He Sleeps
She holds his hand,
flips pages
of an album with
her other hand.
On bedside table,
family photos shielded
protectively in glass,
smile from a vanished
past, pasted like
pressed flowers
into each frame.
Married 65 years,
he sleeps, while
she holds his hand,
his face crumbled ash
on the pillow, as Cancer
eats its last.
She holds his hand.
He sleeps,
a long, slow sleep
with dreams,
in sweet, cold,
dwindling moonlight.
About the Poet: Ellen Denton is a freelance writer living in the Rocky Mountains. Her short stories have appeared in numerous magazines and anthologies covering a spectrum of fiction genres, including a number of professional rate paying publications, with more slated to be out in upcoming editions.
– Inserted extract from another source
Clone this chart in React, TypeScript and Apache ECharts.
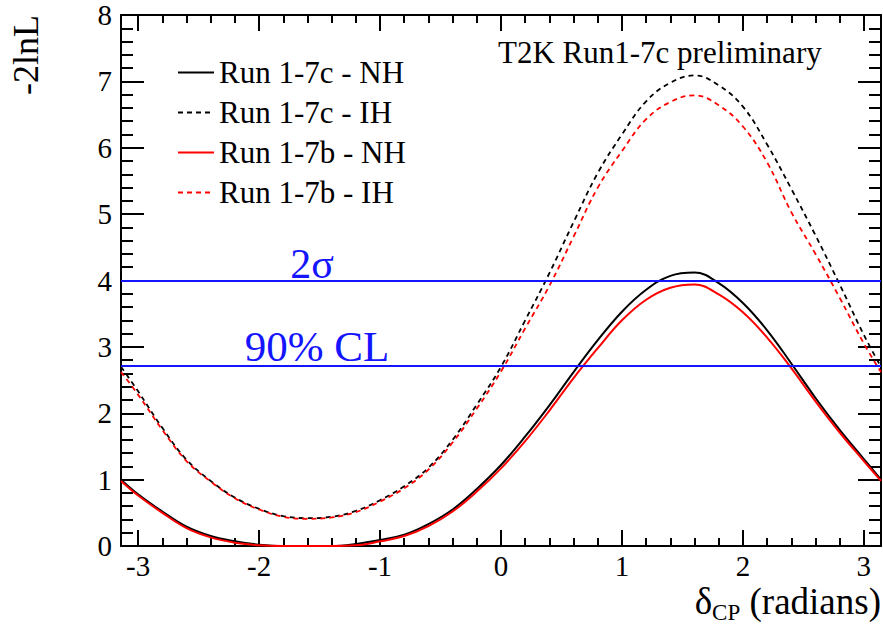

She has a long term love of poetry and was one of the shortlisted finalists for the PK International poetry competition, and has had verse that appeared in a Binnacle publication, earlier in Songs of Eretz Poetry Review, and others.
Poet’s notes: The inspiration for this poem was simple: A woman I know sat by her dying husband’s bedside holding his hand. When she told me about it later, I the image of that squeezed my heart with pain.
Editor's Note: The concise, clear image with just the right sprinkle of backstory reminds me of William Carlos Williams.